Emulating a game like Galaga on hardware as powerful as the Xbox 360's can't be too difficult, and indeed even the prerelease build we downloaded plays exactly like the old arcade game. If you somehow don't know how the game works, well, for shame! But we'll go easy on you and explain. Like Space Invaders before it, Galaga lets you control a space fighter horizontally at the bottom of the screen while insectlike alien enemies swoop down and fire shots at you from above. Some enemies can capture your ship if you get caught in their tractor beam, which docks you one life--but if you can then destroy the enemy imprisoning your captive ship, you'll gain the coveted dual ship for double the firepower. But you can also destroy that ship with a wayward shot, which means you just wasted a life, you loser.
As with most arcade games of the era, Galaga is all about the endless quest for the high score, so you pretty much just play it ad nauseam until you can't take anymore. A few very minor additions have been made to the experience, but nothing that will radically change the way you play. There's now a rapid-fire button in addition to the single-shot version, but this merely fires two shots in quick succession. In other words, it doesn't make you fire anymore shots at a time than when you shoot manually, it just fires them a little closer together than you can do with your thumb. A stage select also opens up as you play through the game that lets you begin new games from later stages. You still start out with no points when using this option, though, so this is basically just to let you skip the easier early stages and begin with more of a challenge.
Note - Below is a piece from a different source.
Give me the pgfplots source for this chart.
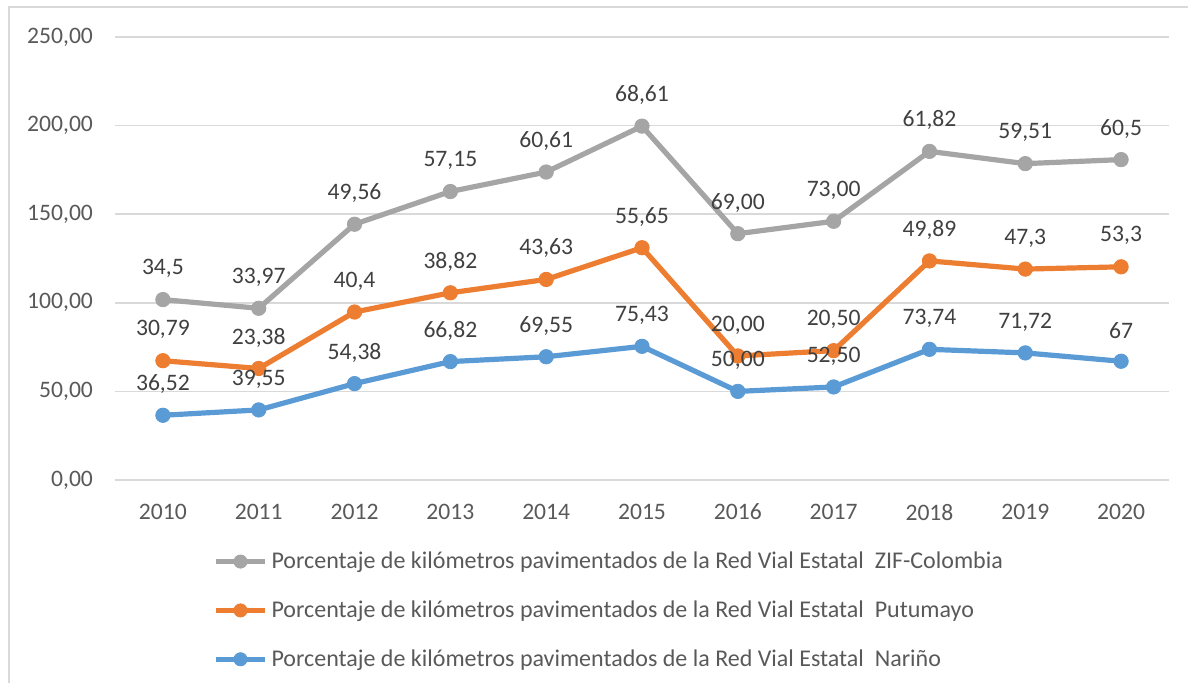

Of course, leaderboards will be available so you can rank your scores against those of people who spend way too much time playing this game. But Live Arcade will only keep track of your ranked scores if you leave the few changeable options at their defaults. These include your starting number of lives and the score interval at which you get extra lives. If you want to make the game a little easier on yourself (you weakling), you can shirk the arcade rules, but if you want to see your name in lights up on the scoreboard, you'll have to leave them alone.
Like all Live Arcade games, Galaga has an allotment of 200 gamer points, with achievements requiring you to get the dual ship, shoot down one of your own captive ships, gain a perfect score on one of the frequent for-points-only bonus rounds, and encounter a number of rarer enemies from the later stages, such as the galboss, mosquito, and blue spaceship. Finally, you'll get a fat bunch of points for hitting higher-stage milestones, such as making it to levels 20 and then 30.
We're especially pleased with the presentation of Galaga on the Xbox 360. Since the arcade-correct framing of the screen is much taller than it is wide, the developer has inserted some really nice cabinet art on either side to fill in the empty space, and all the sound effects while you're navigating the menus are straight out of the arcade game, too. Galaga doesn't have a firm release date yet, but since the version we're playing seems basically finished, it may be popping up on Xbox Live Arcade before you know it.